In Kannan Gopalakrishnan v Controller of Patents and Anr, a rejected applicant sought a high court order to overturn the dismissal of his claim by the respondent, the Controller of Patents, under section 3(a) of the Patents Act, 1970 (act). In his petition, the applicant applied for leave to demonstrate the working of the refused patent application. The respondent Controller countered that the claimed invention appeared to be frivolous or asserted matters that were obviously contrary to well-established natural laws. Therefore, it did not meet the requirements under section 3(a) for the grant of a patent.
In the application for his Solar Supplemental Power Source invention, the petitioner claimed originality for a prime mover, in particular an electromechanical device designed to generate electricity, that can operate even when solar energy is unavailable. The petitioner contended that, because of buoyant and gravitational forces, the unbalanced arm loads of the device cause an imbalance in the wheel structure to which the arms are attached. The structure then rotates along a guide track, such movement being able to generate electricity.
Court orders patent prototype demonstration
In his petition, the inventor alleged that the respondent Controller rejected his review application by an order in June 2025, without having fixed a hearing date and given the petitioner an opportunity to present his case. The petitioner submitted that the review was to demonstrate the working of a prototype. This would prove the claim in the patent application.
The petitioner applied under sections 77(1)(f) and 77(1)(g) of the act, read with rules 130(1) and 130(2) of the Patents Rules for a direction to the Controller to grant him a reasonable opportunity to demonstrate the working of the claimed invention.
The respondent Controller submitted that the petitioner was given several opportunities to demonstrate the working of the invention before the decision to refuse the patent application was reached. Even during the review proceedings, such an opportunity was repeatedly given to the petitioner. The respondent Controller argued that, despite being given repeated opportunities, the petitioner could not make any grounds for a review. There were no grounds to interfere with the order made in the review application.
Final chance to demonstrate invention
The court found no reason to interfere with the respondent Controller’s order dismissing the review petition. Strictly applying the principles set out in order 47 rule 1 of the Code of Civil Procedure, 1908 for dealing with review applications, the court agreed with the respondent Controller, finding that there was no error on the face of his first order. The court took the same view of the June 2025 review order.

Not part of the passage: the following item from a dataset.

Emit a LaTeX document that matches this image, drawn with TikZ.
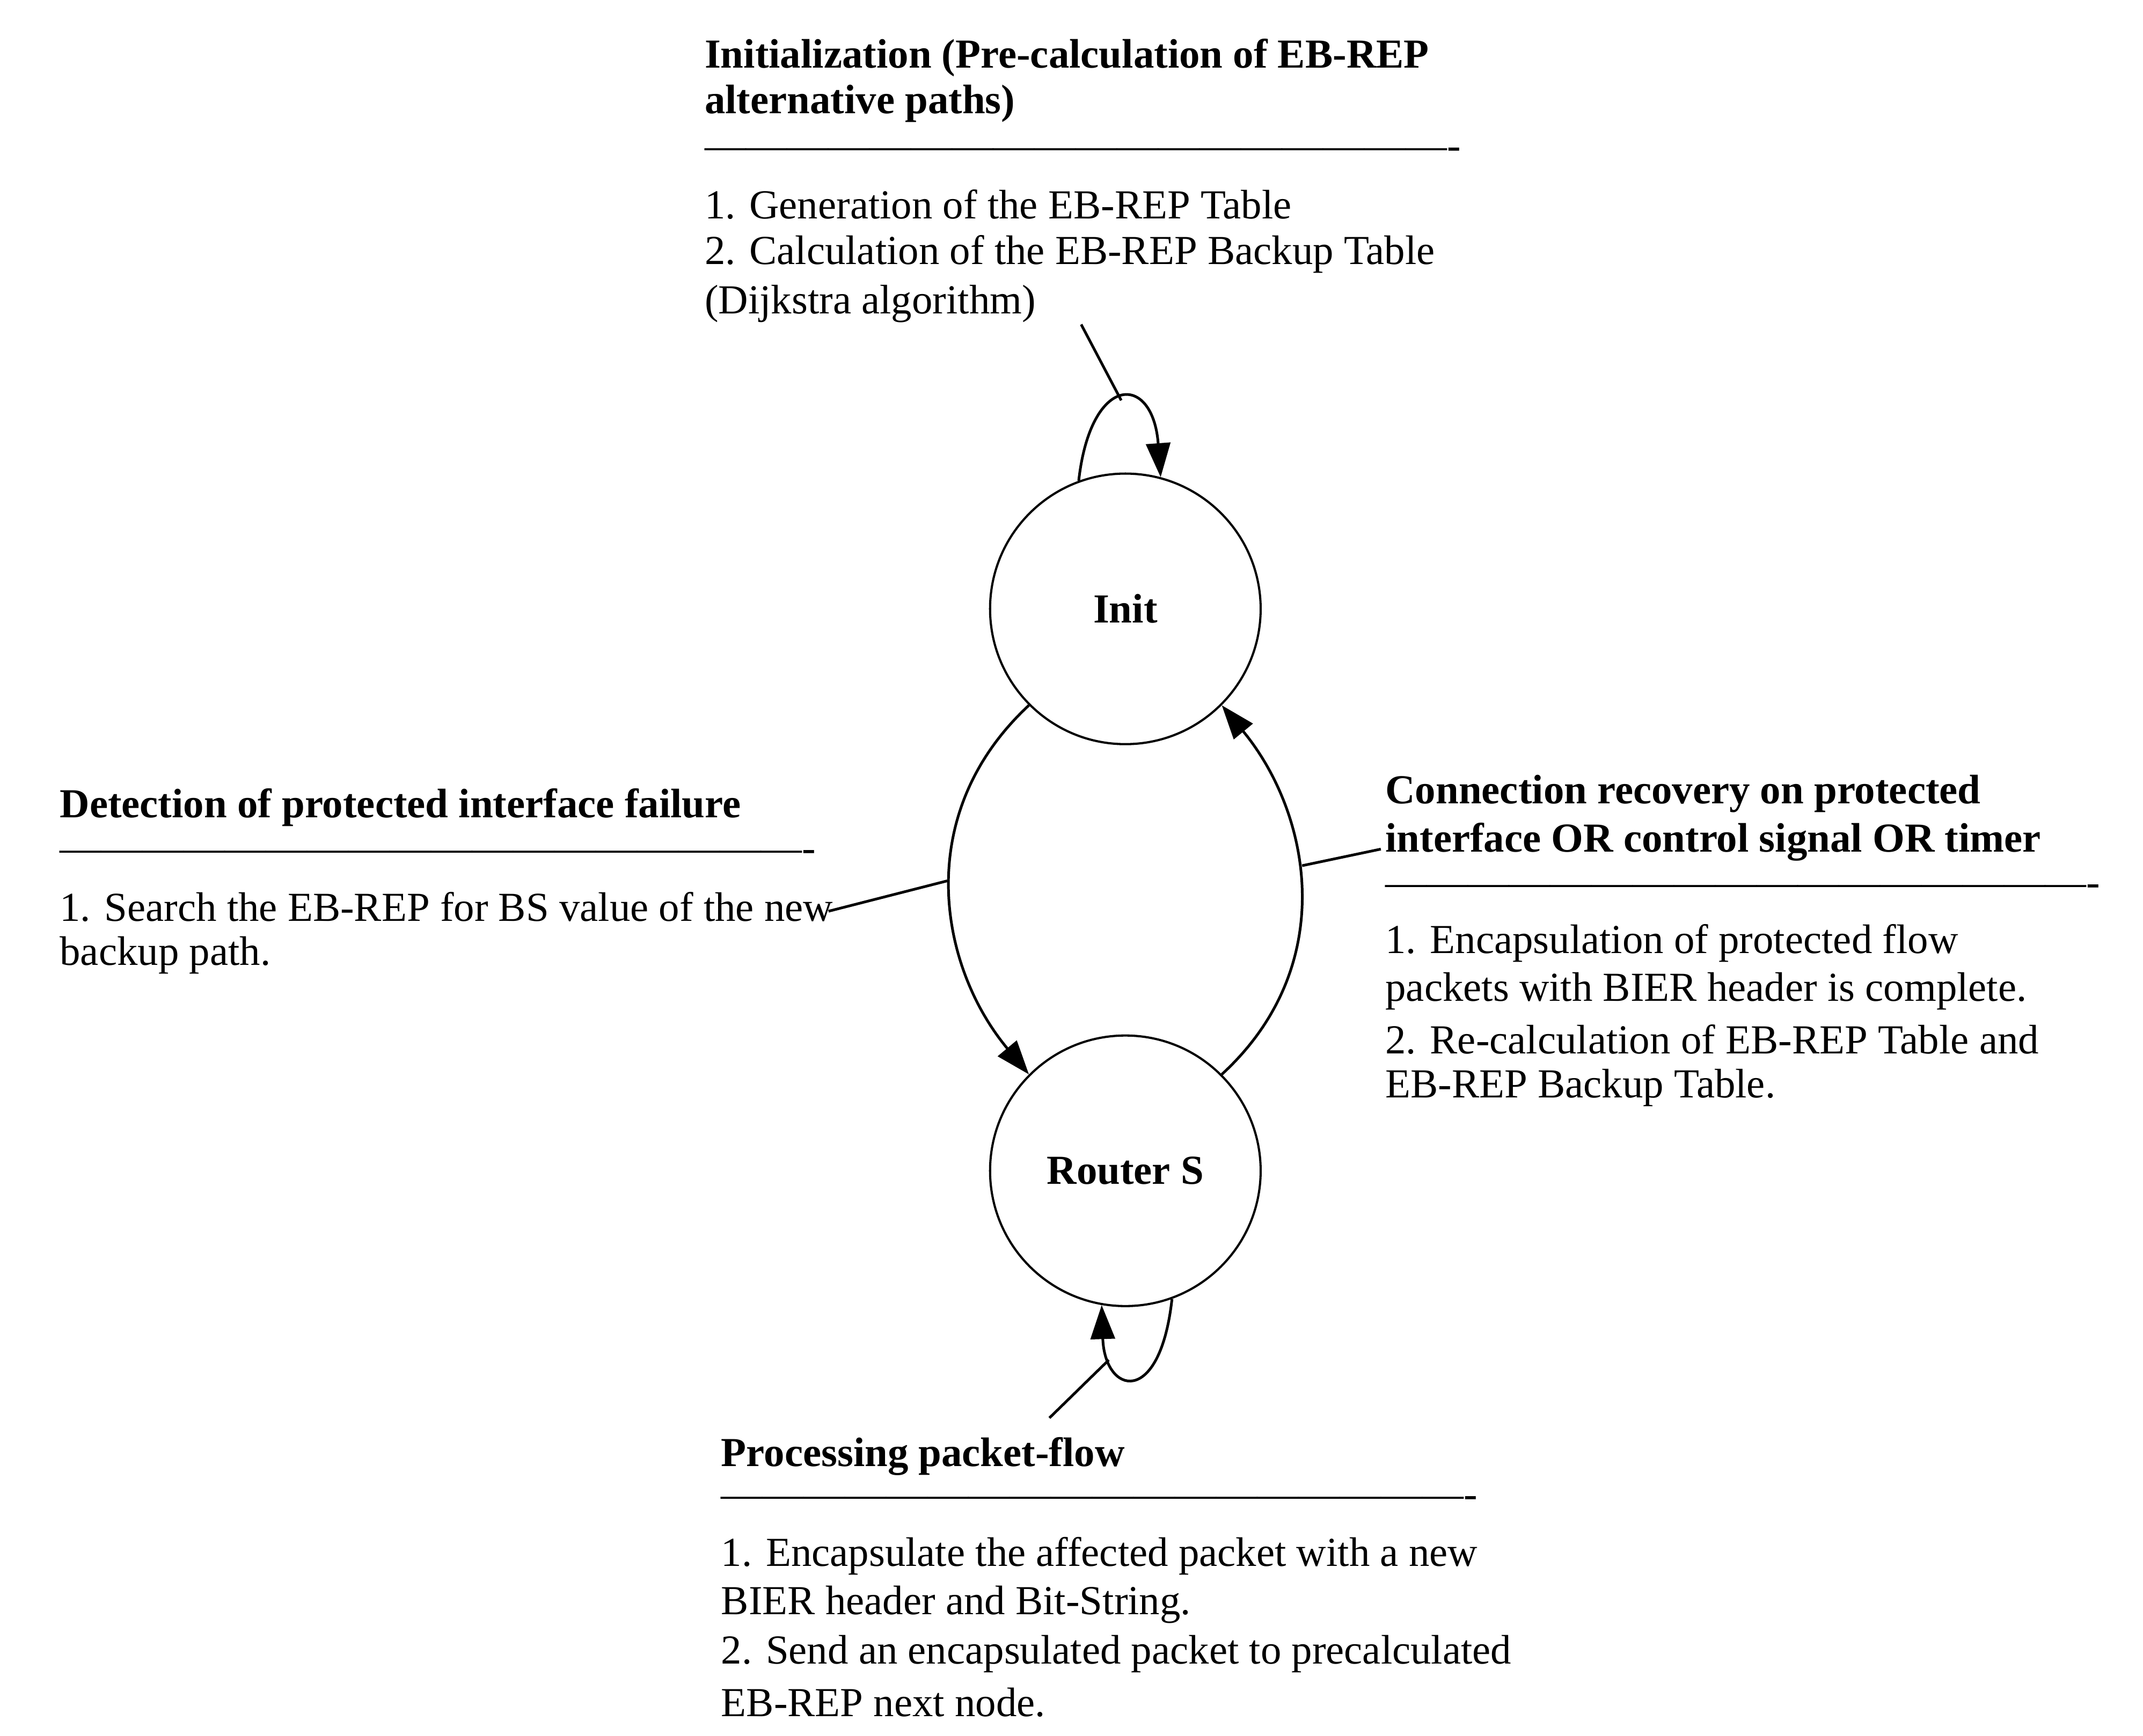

The court then considered the petitioner’s application to be allowed an opportunity to demonstrate his invention. It took in account the fact that the petitioner asserted that a working prototype was available and could be demonstrated. The petitioner contended that a demonstration would prove the validity of his claim in another hearing before the second respondent. The court, despite its view on the law, found it equitable to grant one final opportunity to the petitioner. It took into consideration the fact that the petitioner had applied his mind in inventing a product and a sufficient opportunity should be given for him to demonstrate that invention before the competent authority. The court founded its decision on principles of equity and exercised its discretion under article 226 of the constitution. It thereby ensured that an invention did not go to waste and that all possible opportunities were given to sustain it.
Court grants prototype demonstration deadline
The court directed the petitioner to have the prototype available for demonstration before the respondent Controller within four weeks. It further directed the respondent Controller to permit the petitioner to demonstrate the prototype’s workings and to come to a reasoned decision within four months.
The court took a flexible view of the dispute by relying on the principles of equity. It exercised its discretion under the constitution, granting the petitioner a limited opportunity to demonstrate his invention’s workings. This shows the value of working demonstrations of inventions to defeat the rejection of applications on the basis that they are frivolous or contrary to well-established natural laws.